De retour à la maison — deuxième phase

Félix-Antoine Huard
Monsieur et Madame Tout-le-monde
3 min readOct 6, 2015

« Bon! Quand est-ce qu’on part en voyage? »

C’était la question à 100 piastres de Félix hier soir.

Évidemment, j’avais envie de répondre « DEMAIN! », mais la réalité, c’est que notre prochaine épopée sera en réalité une virée à Shawinigan pour le weekend de l’Action de grâce. J’ai hâte là — don’t get me wrong — mais c’pas tout à fait l’équivalent de Barcelone.

Je suis allée au lit un tantinet déçue et j’ai réalisé quelque chose : je suis en plein dans la deuxième étape de mon retour, la première phase s’étant terminée il y a quelque temps. Et cette seconde étape, elle fait mal pour plusieurs raisons :

L’excitation fait place à la monotonie

Soudainement, tes photos ne valent plus trop la peine de se retrouver sur ton mur Facebook (non mais y’a des limites à écœurer l’monde). Tes cadeaux ont tous été distribués et plus personne ne t’en parle. Et comble de malheur, tes beaux bracelets souvenirs sont décolorés et sentent le fond d’évier de vaisselle. Joie.

Tes responsabilités te rattrapent

En voyage, chaque minute rime avec aventure, découverte ou rencontre. À la maison, j’ai l’impression de tout faire pour garder un certain rythme d’exotisme, mais chaque jour, ma vaisselle sale me nargue et ma salle de bain me rappelle que je ne l’ai pas lavée depuis belle lurette. On se met à courir après le temps, mais c’est plus fort que nous, on le meuble à 95 % d’activités insignifiantes.

Tu peines à mettre des sous de côté

Je suis renversée par l’ampleur des dépenses des gens sédentaires. Tu as beau cuisiner avec seulement une casserole bossée et un peu d’huile d’olive dans les auberges, quand tu retrouves ton confort, il te manque toujours quelque chose : une spatule se détruit dans tes mains, ton ouvre-boîtes devient soudainement aussi coincé qu’Hermione à ses 11 ans et tu renverses immanquablement ton pot d’origan moulu sur ton plancher. Ensuite, tu réalises que tu es à court de nettoyant tout usage. Damn. Wal-Mart vient de s’enrichir de 30 $, tandis que ton voyage à San Jose vient de perdre une séance de surf.

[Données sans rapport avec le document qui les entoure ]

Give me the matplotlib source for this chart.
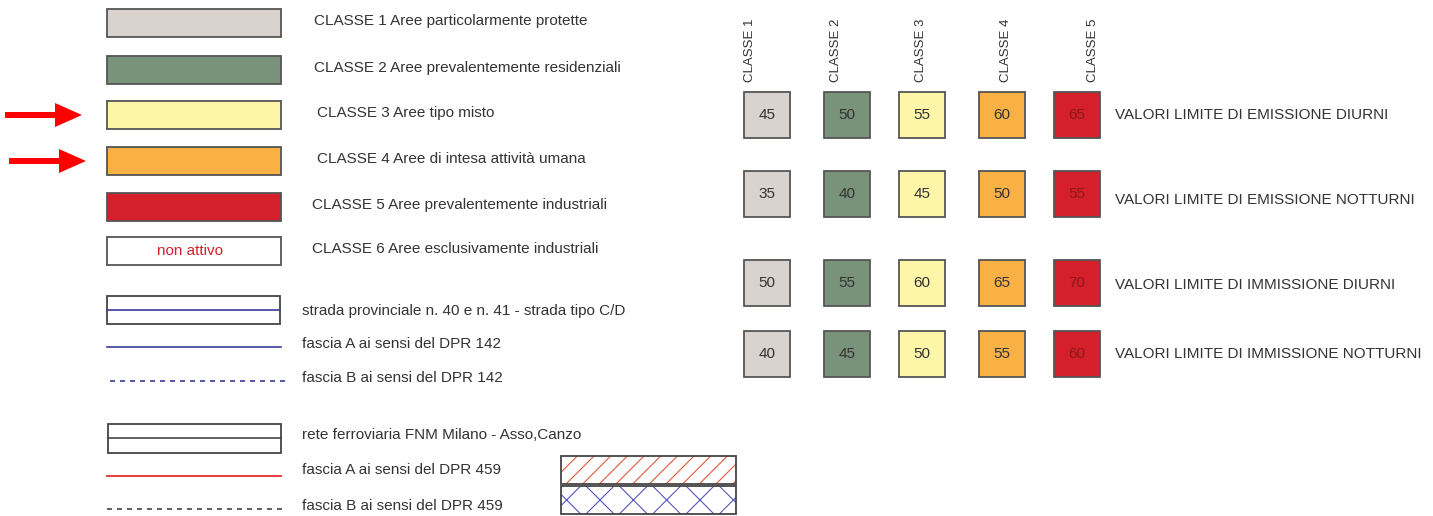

Tu perds trop de temps à entretenir de la jalousie

Si tu n’es pas en route vers l’aéroport Montréal Trudeau à l’heure actuelle, quelqu’un l’est. Un de tes amis fait en ce moment ses valises pour la Thaïlande et ta voisine s’envole demain pour un échange étudiant à Sydney. Pis toi, si t’es freak comme moi, bien tu déprimes dès que tu vois apparaître leurs photos sur Instagram. Tu aimes, mais tu verses une larme en regardant ta pôle à rideau qui t’attends pour être installée.

Vous trouvez ça lourd? C’est vrai. Or, semble-t-il que la pluie est nécessaire pour que le soleil retrouve sa splendeur. Alors je vais laisser passer ces petits nuages, je vais me plonger dans des récits de voyage et apprécier chaque chose autour de moi : les couleurs de l’automne québécois, les sourires de mes amis, les soirées à écouter des films collée contre mon amoureux… Si j’étais toujours dans mes valises, une chose est certaine, je ne ressentirais pas le sentiment incroyable qui nous habite lorsqu’on planifie une prochaine aventure.

J’vais te tolérer, deuxième phase, mais juste parce que tu es celle qui me motive à repartir. En d’autres termes, je vais te tolérer, juste parce que tu es essentielle.

Pour se motiver :

“ Why do you go away? So that you can come back. So that you can see the place you came from with new eyes and extra colors. And the people there see you differently, too. Coming back to where you started is not the same as never leaving.”